21st Virginia Secretary of Education
- In office January 15, 2022 – January 17, 2026
- Governor: Glenn Youngkin
- Preceded by: Fran Bradford
- Succeeded by: Jeffrey O. Smith

Personal details
- Born: Aimee Rogstad 1967 (age 58–59) Maryland, U.S.
- Party: Republican
- Education: Princeton University Harvard University

= Aimee Guidera =

American public official (born 1967)

Aimee Rogstad Guidera (born 1967) is an American education professional and public official who served as Virginia Secretary of Education from 2022 to 2026.

==Early life and education==
Born and raised in Maryland, Guidera received her Bachelor of Arts degree from the Woodrow Wilson School of Public and International Affairs, and later earned a master's degree in public policy from the John F. Kennedy School of Government.

==Career==
After attending university, Guidera taught for the Japanese Ministry of Education and later worked for the National Governors Association on education policy and academic standards. From 1995 to 2003, Guidera worked for the National Alliance of Business, eventually becoming the organization's Vice President of Programs. From 2003 to 2005, Guidera was the director of the Washington, D.C. office of the National Center for Educational Accountability. In 2005, Guidera founded the Data Quality Campaign (DQC), a nonpartisan, nonprofit advocacy organization established to improve the quality, accessibility and use of data in education to improve student achievement.

Guidera has served on various boards of organizations including the Institute for Educational Leadership, Policy Innovators in Education Network, Conservative Leaders for Education, and the Harvard Center for Education Policy Research.

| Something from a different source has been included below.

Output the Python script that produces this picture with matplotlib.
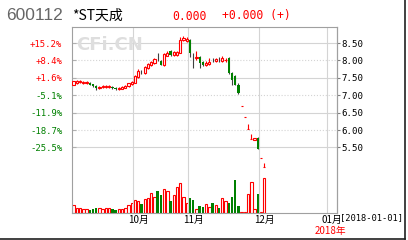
import matplotlib
matplotlib.use('Agg')
import matplotlib.pyplot as plt
from matplotlib.lines import Line2D
import numpy as np

code = '600112'
name = '*ST天成'
last_price = '0.000'
change = '+0.000 (+)'
base = 7.38  # reference close for the % scale

# daily candles, one per trading day from early Sept to 4 Dec 2017
opens = [7.30, 7.36, 7.38, 7.36, 7.35, 7.36, 7.31, 7.26, 7.21, 7.23,
         7.24, 7.25, 7.24, 7.21, 7.18, 7.19, 7.22, 7.26, 7.32, 7.36,
         7.52, 7.68, 7.65, 7.78, 7.86, 7.93, 8.05, 7.98, 7.86, 8.14,
         8.26, 8.16, 8.16, 8.22, 8.58, 8.56, 8.58, 8.14, 8.06, 8.10,
         7.96, 7.87, 7.90, 8.01, 7.98, 8.01, 7.98, 8.00, 8.07, 7.64,
         7.55, 7.30, 6.70, 6.36, 6.04, 5.74, 5.72, 5.78, 5.19, 4.93]
closes = [7.40, 7.40, 7.40, 7.38, 7.37, 7.30, 7.26, 7.20, 7.24, 7.26,
          7.26, 7.27, 7.20, 7.19, 7.21, 7.24, 7.26, 7.34, 7.38, 7.55,
          7.70, 7.66, 7.80, 7.90, 7.95, 8.05, 8.03, 7.88, 8.18, 8.22,
          8.16, 8.24, 8.24, 8.60, 8.64, 8.62, 8.22, 8.12, 8.10, 7.92,
          7.88, 7.92, 7.95, 8.00, 8.04, 8.00, 8.06, 8.02, 7.64, 7.45,
          7.30, 7.05, 6.70, 6.36, 6.04, 5.74, 5.76, 5.46, 5.19, 4.93]
highs = [7.42, 7.44, 7.45, 7.42, 7.41, 7.38, 7.33, 7.28, 7.27, 7.29,
         7.28, 7.30, 7.26, 7.23, 7.23, 7.26, 7.28, 7.36, 7.40, 7.58,
         7.74, 7.73, 7.83, 7.93, 7.98, 8.08, 8.20, 8.00, 8.20, 8.26,
         8.30, 8.26, 8.27, 8.66, 8.70, 8.68, 8.62, 8.22, 8.28, 8.12,
         7.98, 7.98, 8.06, 8.06, 8.08, 8.10, 8.12, 8.08, 8.09, 7.66,
         7.58, 7.34, 6.70, 6.36, 6.18, 5.88, 5.77, 5.80, 5.19, 5.05]
lows = [7.28, 7.33, 7.35, 7.33, 7.31, 7.28, 7.24, 7.16, 7.19, 7.21,
        7.21, 7.22, 7.18, 7.15, 7.16, 7.17, 7.20, 7.24, 7.28, 7.34,
        7.50, 7.60, 7.62, 7.76, 7.83, 7.90, 7.98, 7.86, 7.85, 8.12,
        8.14, 8.12, 8.14, 8.20, 8.56, 8.52, 8.10, 7.78, 8.02, 7.78,
        7.85, 7.85, 7.88, 7.95, 7.96, 7.96, 7.96, 7.96, 7.62, 7.29,
        7.28, 7.04, 6.70, 6.36, 6.04, 5.74, 5.71, 5.44, 5.19, 4.93]
volumes = [8, 5, 5, 4, 4, 3, 4, 5, 5, 4,
           5, 5, 4, 3, 4, 4, 5, 8, 10, 13,
           12, 9, 14, 15, 20, 16, 22, 18, 24, 22,
           12, 18, 26, 30, 16, 10, 15, 13, 4, 7,
           6, 9, 6, 10, 8, 5, 15, 12, 10, 16,
           33, 7, 1, 1, 19, 31, 4, 19, 1, 35]

month_first = [19, 36, 58, 79]   # index of first trading day of each month
month_labels = ['10月', '11月', '12月', '01月']
price_ticks = [5.5, 6.0, 6.5, 7.0, 7.5, 8.0, 8.5]

RED = '#ff0000'
GREEN = '#008000'
CJK = ['Noto Sans CJK SC', 'DejaVu Sans']

o = np.array(opens)
c = np.array(closes)
h = np.array(highs)
l = np.array(lows)
v = np.array(volumes)
x = np.arange(len(o))
up = c >= o

fig = plt.figure(figsize=(4.08, 2.4), dpi=100)
ax = fig.add_axes([72 / 408, 27 / 240, 265 / 408, 186 / 240])
axv = ax.twinx()
ax.set_zorder(axv.get_zorder() + 1)
ax.patch.set_visible(False)

# volume
axv.bar(x[up], v[up], width=0.75, facecolor='white', edgecolor=RED, linewidth=0.8)
axv.bar(x[~up], v[~up], width=0.75, color=GREEN, linewidth=0)
axv.set_ylim(0, 186)
axv.set_yticks([])
for s in axv.spines.values():
    s.set_visible(False)

# grid
for k, p in enumerate(price_ticks):
    ax.axhline(p, color='#d4d4d4', lw=0.8, ls='-' if k % 2 == 0 else ':', zorder=0)
for m in month_first:
    ax.axvline(m - 0.5, color='#d4d4d4', lw=0.8, zorder=0)

# candles
ax.vlines(x[up], l[up], h[up], color=RED, lw=0.8, zorder=2)
ax.vlines(x[~up], l[~up], h[~up], color='#404040', lw=0.8, zorder=2)
ax.bar(x[up], np.maximum(c[up] - o[up], 0.002), bottom=o[up], width=0.7,
       facecolor='white', edgecolor=RED, linewidth=0.8, zorder=3)
ax.bar(x[~up], o[~up] - c[~up], bottom=c[~up], width=0.7, color=GREEN,
       linewidth=0, zorder=3)

ax.set_xlim(-0.5, 81.5)
ax.set_ylim(3.615, 8.96)
ax.set_xticks([])
ax.set_yticks(price_ticks)
ax.set_yticklabels([f'{(p / base - 1) * 100:+.1f}%' for p in price_ticks],
                   family='DejaVu Sans Mono', fontsize=6.5)
for lab, p in zip(ax.get_yticklabels(), price_ticks):
    lab.set_color(RED if p >= base else GREEN)
ax.tick_params(axis='y', length=3, direction='in', color='#b0b0b0', pad=7)

sec = ax.secondary_yaxis('right')
sec.set_yticks(price_ticks)
sec.set_yticklabels([f'{p:.2f}' for p in price_ticks],
                    family='DejaVu Sans Mono', fontsize=6.6)
sec.tick_params(length=2, color='#808080', pad=1)
sec.spines['right'].set_color('#808080')

for s in ax.spines.values():
    s.set_color('#a0a0a0')

ax.text(0.143, 0.905, 'CFi.CN', transform=ax.transAxes, ha='center', va='center',
        fontsize=13, fontweight='bold', color='#dedede', zorder=0)

for m, lab in zip(month_first, month_labels):
    ax.annotate(lab, xy=(m - 0.5, 0), xycoords=('data', 'axes fraction'),
                xytext=(-4, -1.5), textcoords='offset points', ha='left', va='top',
                fontsize=7, family=CJK)

fig.text(340 / 408, 1 - 218 / 240, '[2018-01-01]', fontsize=6.3,
         family='DejaVu Sans Mono', va='center', ha='left')
fig.text(315 / 408, 1 - 231 / 240, '2018年', fontsize=7, family=CJK,
         color=RED, va='center', ha='left')

# header
fig.text(6 / 408, 1 - 16 / 240, code, fontsize=12.5, family='Liberation Sans',
         color='#666666', va='center', ha='left')
fig.text(72 / 408, 1 - 16 / 240, name, fontsize=10, family=CJK,
         color='black', va='center', ha='left')
fig.text(172 / 408, 1 - 16 / 240, last_price, fontsize=8.3,
         family='DejaVu Sans Mono', color=RED, va='center', ha='left')
fig.text(222 / 408, 1 - 16 / 240, change, fontsize=8.3,
         family='DejaVu Sans Mono', color=RED, va='center', ha='left')

# outer frame (right and bottom edges)
fig.add_artist(Line2D([405 / 408, 405 / 408], [1.5 / 240, 1], color='#202020',
                      lw=1.2, transform=fig.transFigure))
fig.add_artist(Line2D([0, 405 / 408], [1.5 / 240, 1.5 / 240], color='#202020',
                      lw=1.2, transform=fig.transFigure))

fig.savefig('out.png', dpi=100)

===Virginia Secretary of Education===
In 2022, Virginia Governor Glenn Youngkin made his first cabinet selection when he appointed Guidera as the Virginia Secretary of Education. Several news outlets noted that Youngkin's focus on education as a campaign priority was reflected in his decision to begin announcing his cabinet nominees with his choice for Guidera as Secretary of Education.

==Personal life==
Guidera and her husband Bill raised two daughters in Minnesota and recently moved to Virginia.

==Honors and awards==
In 2012, Guidera was named one of Time Magazine's School of Thought: 12 Education Activists of 2012.